O conhecimento de Deus como pai só pode ser um conhecimento vivido, profundamente experimental, qualquer coisa de sensível que nos faz participar de qualquer coisa de absoluto.
A oração do Pai-nosso devia sobressaltar-nos. Habituámo-nos tanto a conviver com o «Pai nosso», que corremos o risco de lhe atenuar o sentido. Como lembrava Oscar Wilde, a repetição pode ser uma coisa muito antiespiritual. Mas os primeiros que ouviram Jesus dizer «Abbá», com certeza sentiram isso como um facto singular e novo.
A Escritura foge a definições e constrói uma gramática eminentemente narrativa. Não conceptualiza: narra, relata, exemplifica. E as imagens que nos oferece de Deus atestam que Ele está afinal ao nosso alcance, presente às expectativas e ao bater do nosso coração… Isto é de tal maneira acentuado, que os próprios comentadores da Bíblia se perguntam se ela, em alguns passos, não teria ido longe de mais, colocando em causa a transcendência divina.
Penso que é espiritualmente desastrosa a ideia que se espalhou na visão corrente da existência cristã, segundo a qual, quando pecamos, Deus se afasta de nós. Que há como que um eclipse de Deus. Pode lá ser!
Um jovem escritor que foi um dia à Capela do Rato, onde sou Capelão, disse-me no final: «Você devia ter coragem de retirar todas as cadeiras desta capela, onde os cristãos se sentam demasiado comodamente, e colocar sobre este soalho, muito envernizado e estável, uma boa camada de terra ou de areia, que nos lembrasse que a Fé supõe grandes procuras e contínuas viagens.»
Naquela que é, porventura, uma das mais ardentes autobiografias da alma de todo o século XX, a de Madre Teresa de Calcutá, reencontramos o essencial da mística cristã. Como não amar a aspereza, a depuração, a essencialidade desarmada, a exposição, a miséria confessada desta assombrosa mulher que a Deus rezava assim: «Não te importes com o que eu sinto»?
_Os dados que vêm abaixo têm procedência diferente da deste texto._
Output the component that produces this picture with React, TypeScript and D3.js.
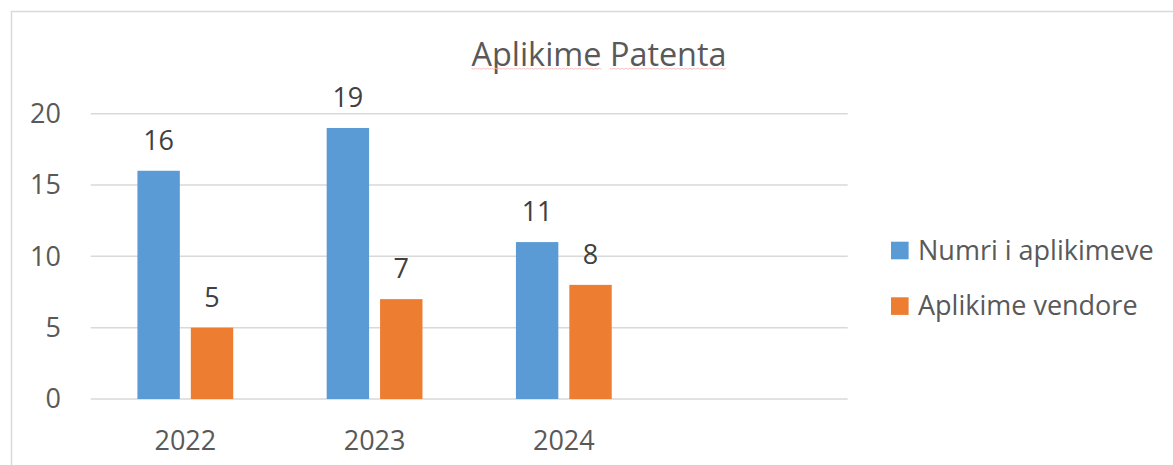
import React, { useEffect, useRef } from "react";
import * as d3 from "d3";

const categories = ["2022", "2023", "2024", ""];
const seriesNames = ["Numri i aplikimeve", "Aplikime vendore"];
const numriAplikimeve = [16, 19, 11, null];
const aplikimeVendore = [5, 7, 8, null];
const yTicks = [0, 5, 10, 15, 20];
const colors = ["#5B9BD5", "#ED7D31"];
const title = "Aplikime Patenta";

const W = 1173;
const H = 465;
const FONT = "'Open Sans', 'Noto Sans', sans-serif";
const TITLE_Y = 66;

export default function App() {
  const titleRef = useRef<SVGTextElement>(null);
  const squiggleRef = useRef<SVGGElement>(null);

  const x = d3.scaleBand<string>().domain(categories).range([90.7, 847.7]).padding(0);
  const inner = d3
    .scaleBand<string>()
    .domain(seriesNames)
    .range([0, x.bandwidth()])
    .paddingInner(0.206)
    .paddingOuter(0.875);
  const y = d3.scaleLinear().domain([0, 20]).range([399, 113.7]);

  const series = [numriAplikimeve, aplikimeVendore];

  useEffect(() => {
    const t = titleRef.current;
    const g = squiggleRef.current;
    if (!t || !g) return;
    const sel = d3.select(g);
    sel.selectAll("*").remove();
    const words = title.split(" ");
    let idx = 0;
    words.forEach((w) => {
      const start = t.getStartPositionOfChar(idx).x;
      const end = t.getEndPositionOfChar(idx + w.length - 1).x;
      idx += w.length + 1;
      const yy = TITLE_Y + 2.3;
      const pts: [number, number][] = [];
      for (let xx = start; xx <= end; xx += 2) {
        pts.push([xx, yy + (Math.round((xx - start) / 2) % 2 ? 0.9 : 0)]);
      }
      sel
        .append("path")
        .attr("d", d3.line()(pts) || "")
        .attr("fill", "none")
        .attr("stroke", "#f5c2c2")
        .attr("stroke-width", 1);
    });
  }, []);

  return (
    <svg
      width={W}
      height={H}
      style={{ position: "absolute", left: 0, top: 0, background: "#fff" }}
      fontFamily={FONT}
    >
      <rect x={0} y={0} width={W} height={H} fill="#fff" />
      <path d={`M11.5,${H + 5}V11.5H${W + 5}`} fill="none" stroke="#d9d9d9" strokeWidth={1.5} />

      {yTicks.map((t) => (
        <line
          key={t}
          x1={x.range()[0]}
          x2={x.range()[1]}
          y1={y(t)}
          y2={y(t)}
          stroke="#d9d9d9"
          strokeWidth={1.5}
        />
      ))}

      {yTicks.map((t) => (
        <text
          key={"yl" + t}
          x={61}
          y={y(t)}
          dy="0.35em"
          textAnchor="end"
          fontSize={27}
          fill="#595959"
        >
          {t}
        </text>
      ))}

      {categories.map((c, ci) =>
        series.map((s, si) => {
          const v = s[ci];
          if (v == null) return null;
          const bx = (x(c) as number) + (inner(seriesNames[si]) as number);
          return (
            <g key={c + si}>
              <rect
                x={bx}
                y={y(v)}
                width={inner.bandwidth()}
                height={y(0) - y(v)}
                fill={colors[si]}
              />
              <text
                x={bx + inner.bandwidth() / 2}
                y={y(v) - 21}
                textAnchor="middle"
                fontSize={27}
                fill="#404040"
              >
                {v}
              </text>
            </g>
          );
        })
      )}

      {categories.map((c) => (
        <text
          key={"xl" + c}
          x={(x(c) as number) + x.bandwidth() / 2}
          y={450}
          textAnchor="middle"
          fontSize={27}
          fill="#595959"
        >
          {c}
        </text>
      ))}

      <text
        ref={titleRef}
        x={599}
        y={TITLE_Y}
        textAnchor="middle"
        fontSize={32.4}
        fill="#595959"
      >
        {title}
      </text>
      <g ref={squiggleRef} />

      {seriesNames.map((n, i) => (
        <g key={n} transform={`translate(891,${241.7 + i * 55.6})`}>
          <rect x={0} y={0} width={17.6} height={17.6} fill={colors[i]} />
          <text x={27} y={18} fontSize={27} fill="#595959">
            {n}
          </text>
        </g>
      ))}
    </svg>
  );
}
Sobre o «venha a nós o vosso Reino», Santo Agostinho diz uma coisa engraçada: «Pedimos que venha o seu Reino. A verdade é que ele virá, mesmo se não o quisermos. Mas pedimos para desejar, para desejá-lo.» É verdade, o Cristianismo é, na sua radical essência, uma iniciação ao desejo. Uma escola de desejo. Na mesma direção se inscreve o comentário de Simone Weil: «O Reino de Deus é o Espírito Santo preenchendo completamente toda a alma... O Espírito sopra onde quer. Não se pode senão chamá-lo. […] Chamá-lo pura e simplesmente; como se pensar nele fosse um apelo e um grito.»
Não é o conhecimento armazenado de um dia que nos pode servir de mapa, mas a meditação do acontecer. Somos convocados a peregrinar, para aferir a profundidade no movimento, para vislumbrar através da incessante deslocação aquilo que permanece. O nosso olhar nem sempre aceita que é pobre, mas quando aceita, percebe finalmente aquilo que está dito num verso de Rainer Maria Rilke e em tantos outros lugares: «A pobreza é um grande brilho que vem de dentro...»
E rezar é sempre conspirar por um acontecer.
Jesus reconfigura radicalmente a condição humana, porque deposita nela inventivas possibilidades. Estamos habituados a ver no inelutável ciclo das estações, primavera, verão, outono, inverno, o modelo da própria vida. Julgamo-nos chegados, cada vez mais chegados, de uma primavera ou de um verão que julgávamos invencíveis ao irremediável obscurecer do outono ou à íngreme solidão da paisagem no inverno. O nascimento humano de Deus inaugura, porém, um esperançoso contraciclo: a nossa vida deixa de explicar-se como uma marcha do nascimento para a morte, para efetivar-se na imagem de um incessante renascer. Trazemos por viver ainda uma infância.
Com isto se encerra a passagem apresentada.